Aim of the exercise: Produce an exact transcription of the listing below, omitting the pictures.

Information shown:
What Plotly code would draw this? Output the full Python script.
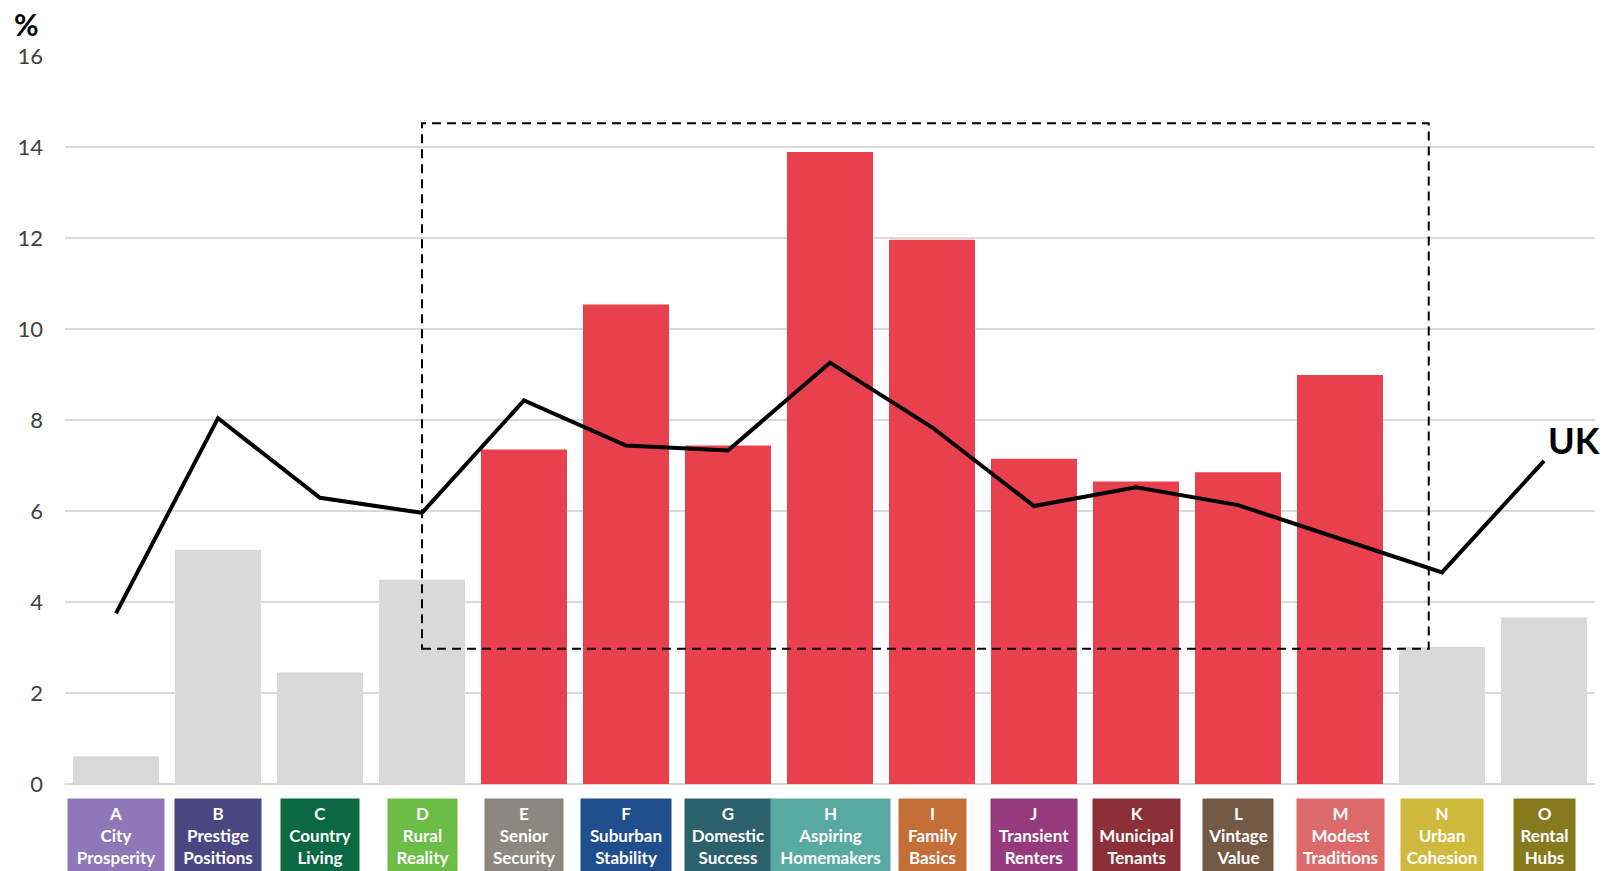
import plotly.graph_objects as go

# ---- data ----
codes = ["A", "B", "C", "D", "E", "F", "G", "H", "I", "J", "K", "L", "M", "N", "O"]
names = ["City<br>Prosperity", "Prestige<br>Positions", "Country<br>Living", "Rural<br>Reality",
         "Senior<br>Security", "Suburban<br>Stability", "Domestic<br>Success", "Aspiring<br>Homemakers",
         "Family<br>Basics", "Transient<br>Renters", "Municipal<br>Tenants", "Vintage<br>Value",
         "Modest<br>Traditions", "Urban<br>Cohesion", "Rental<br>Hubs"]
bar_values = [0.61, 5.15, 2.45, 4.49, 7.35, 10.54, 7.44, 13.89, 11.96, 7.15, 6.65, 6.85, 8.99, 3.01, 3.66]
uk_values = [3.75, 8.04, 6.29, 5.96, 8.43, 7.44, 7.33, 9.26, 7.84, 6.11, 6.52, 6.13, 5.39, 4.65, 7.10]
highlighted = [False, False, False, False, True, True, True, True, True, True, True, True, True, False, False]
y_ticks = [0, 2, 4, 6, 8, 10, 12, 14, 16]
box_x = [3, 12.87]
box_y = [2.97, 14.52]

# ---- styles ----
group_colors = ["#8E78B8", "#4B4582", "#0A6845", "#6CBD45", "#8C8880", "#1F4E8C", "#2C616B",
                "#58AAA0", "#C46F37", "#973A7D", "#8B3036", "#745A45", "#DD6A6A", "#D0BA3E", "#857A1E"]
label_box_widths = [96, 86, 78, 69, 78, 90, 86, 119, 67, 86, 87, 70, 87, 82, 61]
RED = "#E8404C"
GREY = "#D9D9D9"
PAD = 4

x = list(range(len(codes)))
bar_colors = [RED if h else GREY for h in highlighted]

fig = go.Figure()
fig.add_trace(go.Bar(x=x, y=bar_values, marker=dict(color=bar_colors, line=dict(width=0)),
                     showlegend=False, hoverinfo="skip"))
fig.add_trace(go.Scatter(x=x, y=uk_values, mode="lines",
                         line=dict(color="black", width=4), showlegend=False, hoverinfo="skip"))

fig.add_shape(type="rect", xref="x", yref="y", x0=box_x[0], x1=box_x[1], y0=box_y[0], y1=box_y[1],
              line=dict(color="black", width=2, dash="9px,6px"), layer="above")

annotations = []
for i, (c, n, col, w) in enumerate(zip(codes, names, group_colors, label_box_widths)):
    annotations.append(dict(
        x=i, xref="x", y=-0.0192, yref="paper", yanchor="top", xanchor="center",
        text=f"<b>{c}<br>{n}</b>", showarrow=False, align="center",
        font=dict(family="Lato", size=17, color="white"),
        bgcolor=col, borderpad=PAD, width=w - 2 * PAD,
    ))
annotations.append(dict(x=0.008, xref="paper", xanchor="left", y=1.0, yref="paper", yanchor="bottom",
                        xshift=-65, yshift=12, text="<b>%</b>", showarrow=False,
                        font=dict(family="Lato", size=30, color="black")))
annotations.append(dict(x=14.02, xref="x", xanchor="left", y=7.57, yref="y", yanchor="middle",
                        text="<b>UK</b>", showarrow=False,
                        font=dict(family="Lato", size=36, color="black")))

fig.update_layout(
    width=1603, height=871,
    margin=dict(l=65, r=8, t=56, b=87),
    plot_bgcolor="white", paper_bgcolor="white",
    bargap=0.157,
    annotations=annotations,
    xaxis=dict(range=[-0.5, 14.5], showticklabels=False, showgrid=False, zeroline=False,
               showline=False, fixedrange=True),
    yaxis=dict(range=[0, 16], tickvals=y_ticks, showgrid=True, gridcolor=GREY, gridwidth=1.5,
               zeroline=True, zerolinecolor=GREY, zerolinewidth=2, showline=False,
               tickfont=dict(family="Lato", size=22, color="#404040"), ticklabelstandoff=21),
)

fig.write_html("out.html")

Result for this task:
What Plotly code would draw this? Output the full Python script.
import plotly.graph_objects as go

# ---- data ----
codes = ["A", "B", "C", "D", "E", "F", "G", "H", "I", "J", "K", "L", "M", "N", "O"]
names = ["City<br>Prosperity", "Prestige<br>Positions", "Country<br>Living", "Rural<br>Reality",
         "Senior<br>Security", "Suburban<br>Stability", "Domestic<br>Success", "Aspiring<br>Homemakers",
         "Family<br>Basics", "Transient<br>Renters", "Municipal<br>Tenants", "Vintage<br>Value",
         "Modest<br>Traditions", "Urban<br>Cohesion", "Rental<br>Hubs"]
bar_values = [0.61, 5.15, 2.45, 4.49, 7.35, 10.54, 7.44, 13.89, 11.96, 7.15, 6.65, 6.85, 8.99, 3.01, 3.66]
uk_values = [3.75, 8.04, 6.29, 5.96, 8.43, 7.44, 7.33, 9.26, 7.84, 6.11, 6.52, 6.13, 5.39, 4.65, 7.10]
highlighted = [False, False, False, False, True, True, True, True, True, True, True, True, True, False, False]
y_ticks = [0, 2, 4, 6, 8, 10, 12, 14, 16]
box_x = [3, 12.87]
box_y = [2.97, 14.52]

# ---- styles ----
group_colors = ["#8E78B8", "#4B4582", "#0A6845", "#6CBD45", "#8C8880", "#1F4E8C", "#2C616B",
                "#58AAA0", "#C46F37", "#973A7D", "#8B3036", "#745A45", "#DD6A6A", "#D0BA3E", "#857A1E"]
label_box_widths = [96, 86, 78, 69, 78, 90, 86, 119, 67, 86, 87, 70, 87, 82, 61]
RED = "#E8404C"
GREY = "#D9D9D9"
PAD = 4

x = list(range(len(codes)))
bar_colors = [RED if h else GREY for h in highlighted]

fig = go.Figure()
fig.add_trace(go.Bar(x=x, y=bar_values, marker=dict(color=bar_colors, line=dict(width=0)),
                     showlegend=False, hoverinfo="skip"))
fig.add_trace(go.Scatter(x=x, y=uk_values, mode="lines",
                         line=dict(color="black", width=4), showlegend=False, hoverinfo="skip"))

fig.add_shape(type="rect", xref="x", yref="y", x0=box_x[0], x1=box_x[1], y0=box_y[0], y1=box_y[1],
              line=dict(color="black", width=2, dash="9px,6px"), layer="above")

annotations = []
for i, (c, n, col, w) in enumerate(zip(codes, names, group_colors, label_box_widths)):
    annotations.append(dict(
        x=i, xref="x", y=-0.0192, yref="paper", yanchor="top", xanchor="center",
        text=f"<b>{c}<br>{n}</b>", showarrow=False, align="center",
        font=dict(family="Lato", size=17, color="white"),
        bgcolor=col, borderpad=PAD, width=w - 2 * PAD,
    ))
annotations.append(dict(x=0.008, xref="paper", xanchor="left", y=1.0, yref="paper", yanchor="bottom",
                        xshift=-65, yshift=12, text="<b>%</b>", showarrow=False,
                        font=dict(family="Lato", size=30, color="black")))
annotations.append(dict(x=14.02, xref="x", xanchor="left", y=7.57, yref="y", yanchor="middle",
                        text="<b>UK</b>", showarrow=False,
                        font=dict(family="Lato", size=36, color="black")))

fig.update_layout(
    width=1603, height=871,
    margin=dict(l=65, r=8, t=56, b=87),
    plot_bgcolor="white", paper_bgcolor="white",
    bargap=0.157,
    annotations=annotations,
    xaxis=dict(range=[-0.5, 14.5], showticklabels=False, showgrid=False, zeroline=False,
               showline=False, fixedrange=True),
    yaxis=dict(range=[0, 16], tickvals=y_ticks, showgrid=True, gridcolor=GREY, gridwidth=1.5,
               zeroline=True, zerolinecolor=GREY, zerolinewidth=2, showline=False,
               tickfont=dict(family="Lato", size=22, color="#404040"), ticklabelstandoff=21),
)

fig.write_html("out.html")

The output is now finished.